GOAL OF THE EXERCISE => Set down the data below without change, skipping the pictures it holds.

━━━━━━━━━━━━━━━━━━━━━━━━━━━━━━

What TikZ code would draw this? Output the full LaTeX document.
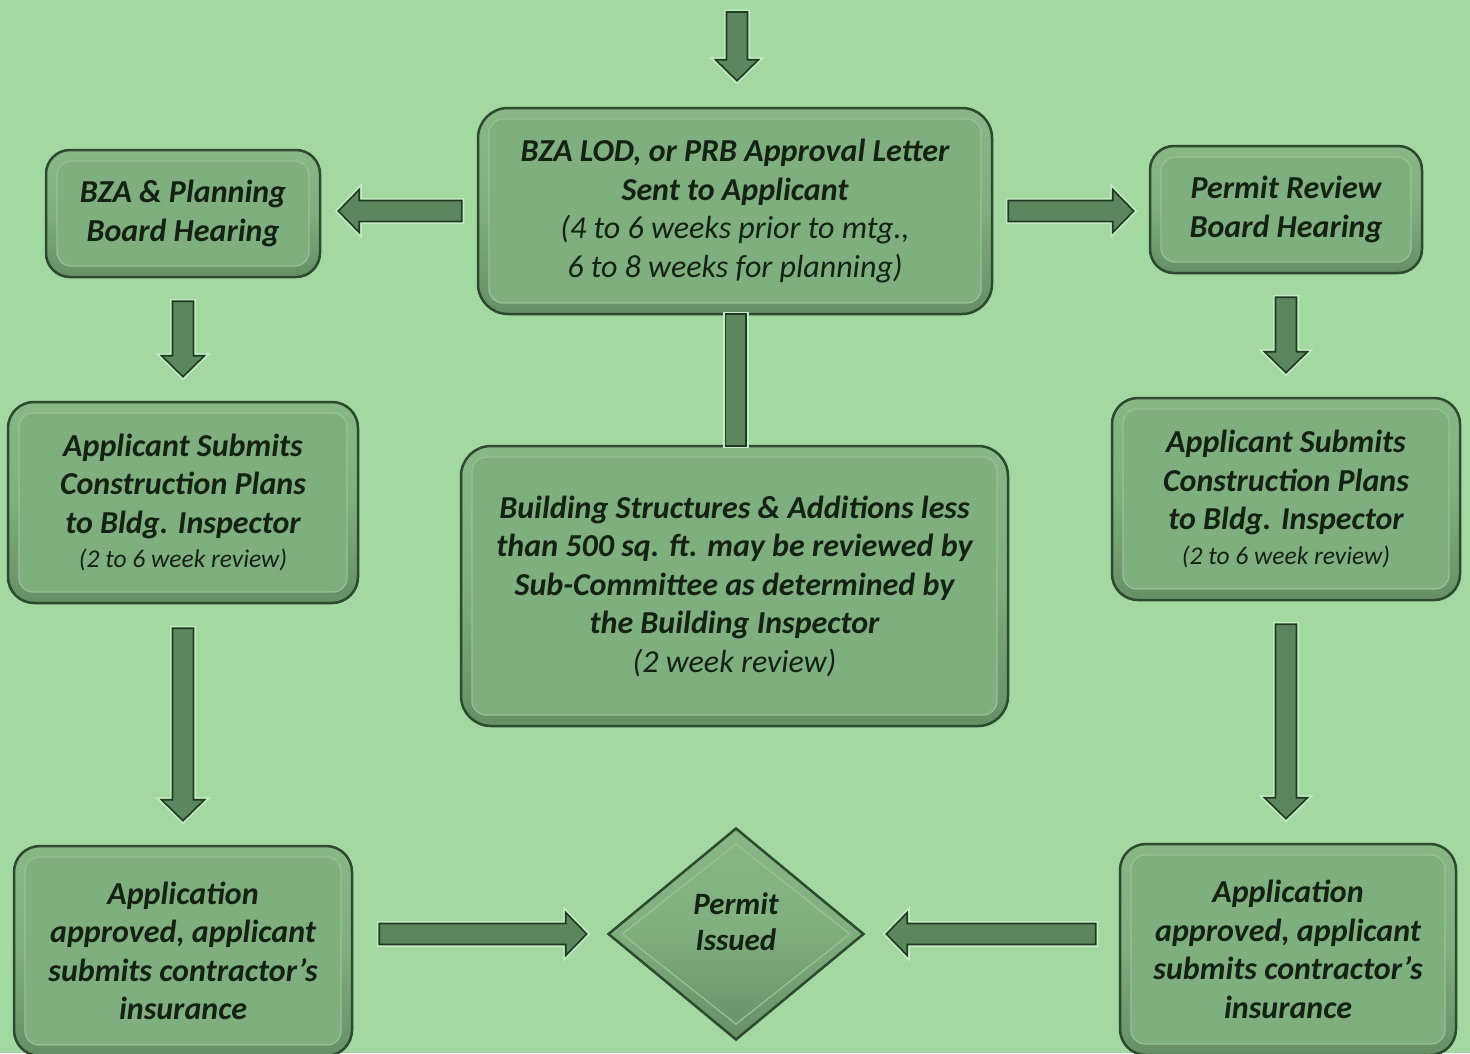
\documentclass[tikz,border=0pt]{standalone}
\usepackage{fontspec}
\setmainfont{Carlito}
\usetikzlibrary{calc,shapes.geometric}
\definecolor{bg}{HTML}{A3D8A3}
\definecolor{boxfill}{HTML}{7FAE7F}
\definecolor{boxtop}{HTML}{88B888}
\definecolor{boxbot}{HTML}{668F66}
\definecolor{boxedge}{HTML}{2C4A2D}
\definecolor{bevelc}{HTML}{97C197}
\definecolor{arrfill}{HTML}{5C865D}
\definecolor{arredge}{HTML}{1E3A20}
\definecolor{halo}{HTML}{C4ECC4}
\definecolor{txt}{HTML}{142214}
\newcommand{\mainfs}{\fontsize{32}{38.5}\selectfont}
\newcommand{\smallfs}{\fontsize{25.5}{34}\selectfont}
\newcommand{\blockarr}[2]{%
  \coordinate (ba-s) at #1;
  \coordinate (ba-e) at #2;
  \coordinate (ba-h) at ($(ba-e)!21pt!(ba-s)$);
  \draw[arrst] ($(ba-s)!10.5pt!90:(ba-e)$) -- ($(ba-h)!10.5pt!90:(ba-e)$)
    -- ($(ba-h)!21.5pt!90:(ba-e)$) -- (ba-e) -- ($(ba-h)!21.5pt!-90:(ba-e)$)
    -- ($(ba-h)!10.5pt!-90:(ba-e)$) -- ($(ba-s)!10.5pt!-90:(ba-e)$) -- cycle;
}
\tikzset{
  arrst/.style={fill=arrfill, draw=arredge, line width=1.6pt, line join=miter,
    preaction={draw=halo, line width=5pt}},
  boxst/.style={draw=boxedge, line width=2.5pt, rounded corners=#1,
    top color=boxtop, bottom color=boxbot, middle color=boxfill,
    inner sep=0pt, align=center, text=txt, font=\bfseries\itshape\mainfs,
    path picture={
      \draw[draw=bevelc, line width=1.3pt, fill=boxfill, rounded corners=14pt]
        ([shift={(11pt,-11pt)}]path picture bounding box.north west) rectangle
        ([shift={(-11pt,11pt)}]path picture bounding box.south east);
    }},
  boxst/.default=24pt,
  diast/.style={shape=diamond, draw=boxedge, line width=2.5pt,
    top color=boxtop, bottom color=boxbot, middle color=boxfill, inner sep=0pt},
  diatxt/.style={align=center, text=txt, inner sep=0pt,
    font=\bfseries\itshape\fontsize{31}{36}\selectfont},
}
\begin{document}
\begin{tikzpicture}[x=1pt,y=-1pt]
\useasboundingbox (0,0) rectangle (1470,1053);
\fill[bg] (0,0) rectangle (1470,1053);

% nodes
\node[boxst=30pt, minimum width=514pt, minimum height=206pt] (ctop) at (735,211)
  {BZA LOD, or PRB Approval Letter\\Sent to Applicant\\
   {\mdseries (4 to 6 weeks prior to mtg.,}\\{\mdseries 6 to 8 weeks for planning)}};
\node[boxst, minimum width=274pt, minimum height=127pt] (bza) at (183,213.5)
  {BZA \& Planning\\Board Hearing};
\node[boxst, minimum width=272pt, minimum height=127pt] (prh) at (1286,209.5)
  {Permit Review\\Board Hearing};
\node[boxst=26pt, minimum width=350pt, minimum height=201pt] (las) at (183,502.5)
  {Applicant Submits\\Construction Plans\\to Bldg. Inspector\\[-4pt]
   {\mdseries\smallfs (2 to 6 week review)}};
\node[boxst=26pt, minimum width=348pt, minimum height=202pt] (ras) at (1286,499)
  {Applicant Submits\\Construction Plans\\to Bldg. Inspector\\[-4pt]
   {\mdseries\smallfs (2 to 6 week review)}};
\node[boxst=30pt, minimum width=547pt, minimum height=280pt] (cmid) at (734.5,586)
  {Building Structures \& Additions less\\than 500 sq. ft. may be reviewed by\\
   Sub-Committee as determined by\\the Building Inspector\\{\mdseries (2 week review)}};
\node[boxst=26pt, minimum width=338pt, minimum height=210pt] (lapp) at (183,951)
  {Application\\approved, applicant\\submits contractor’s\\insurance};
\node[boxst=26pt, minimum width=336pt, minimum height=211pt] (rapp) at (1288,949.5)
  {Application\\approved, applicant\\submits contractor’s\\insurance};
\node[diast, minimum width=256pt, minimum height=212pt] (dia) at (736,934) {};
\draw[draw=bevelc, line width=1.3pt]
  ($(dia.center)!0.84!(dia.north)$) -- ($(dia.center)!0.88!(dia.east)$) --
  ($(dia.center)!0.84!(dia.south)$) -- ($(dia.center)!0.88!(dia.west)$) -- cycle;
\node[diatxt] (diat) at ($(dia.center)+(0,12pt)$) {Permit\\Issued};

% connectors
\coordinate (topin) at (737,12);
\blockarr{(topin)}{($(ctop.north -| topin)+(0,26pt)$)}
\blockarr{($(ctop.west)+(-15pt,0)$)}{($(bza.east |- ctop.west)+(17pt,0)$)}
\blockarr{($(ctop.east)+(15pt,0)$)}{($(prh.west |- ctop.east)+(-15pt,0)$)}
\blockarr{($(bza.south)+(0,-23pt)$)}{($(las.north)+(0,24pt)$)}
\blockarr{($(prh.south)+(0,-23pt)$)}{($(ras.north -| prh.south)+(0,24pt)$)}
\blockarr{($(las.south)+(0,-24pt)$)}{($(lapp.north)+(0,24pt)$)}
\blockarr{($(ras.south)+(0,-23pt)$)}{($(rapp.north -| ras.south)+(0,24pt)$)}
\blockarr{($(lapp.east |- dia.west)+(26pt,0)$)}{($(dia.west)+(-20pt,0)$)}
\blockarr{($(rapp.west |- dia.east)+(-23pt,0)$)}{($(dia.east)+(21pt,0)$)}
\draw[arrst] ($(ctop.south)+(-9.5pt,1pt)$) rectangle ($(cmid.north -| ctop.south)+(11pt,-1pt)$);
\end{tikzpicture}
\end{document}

━━━━━━━━━━━━━━━━━━━━━━━━━━━━━━

RIGHT ANSWER =>
What TikZ code would draw this? Output the full LaTeX document.
\documentclass[tikz,border=0pt]{standalone}
\usepackage{fontspec}
\setmainfont{Carlito}
\usetikzlibrary{calc,shapes.geometric}
\definecolor{bg}{HTML}{A3D8A3}
\definecolor{boxfill}{HTML}{7FAE7F}
\definecolor{boxtop}{HTML}{88B888}
\definecolor{boxbot}{HTML}{668F66}
\definecolor{boxedge}{HTML}{2C4A2D}
\definecolor{bevelc}{HTML}{97C197}
\definecolor{arrfill}{HTML}{5C865D}
\definecolor{arredge}{HTML}{1E3A20}
\definecolor{halo}{HTML}{C4ECC4}
\definecolor{txt}{HTML}{142214}
\newcommand{\mainfs}{\fontsize{32}{38.5}\selectfont}
\newcommand{\smallfs}{\fontsize{25.5}{34}\selectfont}
\newcommand{\blockarr}[2]{%
  \coordinate (ba-s) at #1;
  \coordinate (ba-e) at #2;
  \coordinate (ba-h) at ($(ba-e)!21pt!(ba-s)$);
  \draw[arrst] ($(ba-s)!10.5pt!90:(ba-e)$) -- ($(ba-h)!10.5pt!90:(ba-e)$)
    -- ($(ba-h)!21.5pt!90:(ba-e)$) -- (ba-e) -- ($(ba-h)!21.5pt!-90:(ba-e)$)
    -- ($(ba-h)!10.5pt!-90:(ba-e)$) -- ($(ba-s)!10.5pt!-90:(ba-e)$) -- cycle;
}
\tikzset{
  arrst/.style={fill=arrfill, draw=arredge, line width=1.6pt, line join=miter,
    preaction={draw=halo, line width=5pt}},
  boxst/.style={draw=boxedge, line width=2.5pt, rounded corners=#1,
    top color=boxtop, bottom color=boxbot, middle color=boxfill,
    inner sep=0pt, align=center, text=txt, font=\bfseries\itshape\mainfs,
    path picture={
      \draw[draw=bevelc, line width=1.3pt, fill=boxfill, rounded corners=14pt]
        ([shift={(11pt,-11pt)}]path picture bounding box.north west) rectangle
        ([shift={(-11pt,11pt)}]path picture bounding box.south east);
    }},
  boxst/.default=24pt,
  diast/.style={shape=diamond, draw=boxedge, line width=2.5pt,
    top color=boxtop, bottom color=boxbot, middle color=boxfill, inner sep=0pt},
  diatxt/.style={align=center, text=txt, inner sep=0pt,
    font=\bfseries\itshape\fontsize{31}{36}\selectfont},
}
\begin{document}
\begin{tikzpicture}[x=1pt,y=-1pt]
\useasboundingbox (0,0) rectangle (1470,1053);
\fill[bg] (0,0) rectangle (1470,1053);

% nodes
\node[boxst=30pt, minimum width=514pt, minimum height=206pt] (ctop) at (735,211)
  {BZA LOD, or PRB Approval Letter\\Sent to Applicant\\
   {\mdseries (4 to 6 weeks prior to mtg.,}\\{\mdseries 6 to 8 weeks for planning)}};
\node[boxst, minimum width=274pt, minimum height=127pt] (bza) at (183,213.5)
  {BZA \& Planning\\Board Hearing};
\node[boxst, minimum width=272pt, minimum height=127pt] (prh) at (1286,209.5)
  {Permit Review\\Board Hearing};
\node[boxst=26pt, minimum width=350pt, minimum height=201pt] (las) at (183,502.5)
  {Applicant Submits\\Construction Plans\\to Bldg. Inspector\\[-4pt]
   {\mdseries\smallfs (2 to 6 week review)}};
\node[boxst=26pt, minimum width=348pt, minimum height=202pt] (ras) at (1286,499)
  {Applicant Submits\\Construction Plans\\to Bldg. Inspector\\[-4pt]
   {\mdseries\smallfs (2 to 6 week review)}};
\node[boxst=30pt, minimum width=547pt, minimum height=280pt] (cmid) at (734.5,586)
  {Building Structures \& Additions less\\than 500 sq. ft. may be reviewed by\\
   Sub-Committee as determined by\\the Building Inspector\\{\mdseries (2 week review)}};
\node[boxst=26pt, minimum width=338pt, minimum height=210pt] (lapp) at (183,951)
  {Application\\approved, applicant\\submits contractor’s\\insurance};
\node[boxst=26pt, minimum width=336pt, minimum height=211pt] (rapp) at (1288,949.5)
  {Application\\approved, applicant\\submits contractor’s\\insurance};
\node[diast, minimum width=256pt, minimum height=212pt] (dia) at (736,934) {};
\draw[draw=bevelc, line width=1.3pt]
  ($(dia.center)!0.84!(dia.north)$) -- ($(dia.center)!0.88!(dia.east)$) --
  ($(dia.center)!0.84!(dia.south)$) -- ($(dia.center)!0.88!(dia.west)$) -- cycle;
\node[diatxt] (diat) at ($(dia.center)+(0,12pt)$) {Permit\\Issued};

% connectors
\coordinate (topin) at (737,12);
\blockarr{(topin)}{($(ctop.north -| topin)+(0,26pt)$)}
\blockarr{($(ctop.west)+(-15pt,0)$)}{($(bza.east |- ctop.west)+(17pt,0)$)}
\blockarr{($(ctop.east)+(15pt,0)$)}{($(prh.west |- ctop.east)+(-15pt,0)$)}
\blockarr{($(bza.south)+(0,-23pt)$)}{($(las.north)+(0,24pt)$)}
\blockarr{($(prh.south)+(0,-23pt)$)}{($(ras.north -| prh.south)+(0,24pt)$)}
\blockarr{($(las.south)+(0,-24pt)$)}{($(lapp.north)+(0,24pt)$)}
\blockarr{($(ras.south)+(0,-23pt)$)}{($(rapp.north -| ras.south)+(0,24pt)$)}
\blockarr{($(lapp.east |- dia.west)+(26pt,0)$)}{($(dia.west)+(-20pt,0)$)}
\blockarr{($(rapp.west |- dia.east)+(-23pt,0)$)}{($(dia.east)+(21pt,0)$)}
\draw[arrst] ($(ctop.south)+(-9.5pt,1pt)$) rectangle ($(cmid.north -| ctop.south)+(11pt,-1pt)$);
\end{tikzpicture}
\end{document}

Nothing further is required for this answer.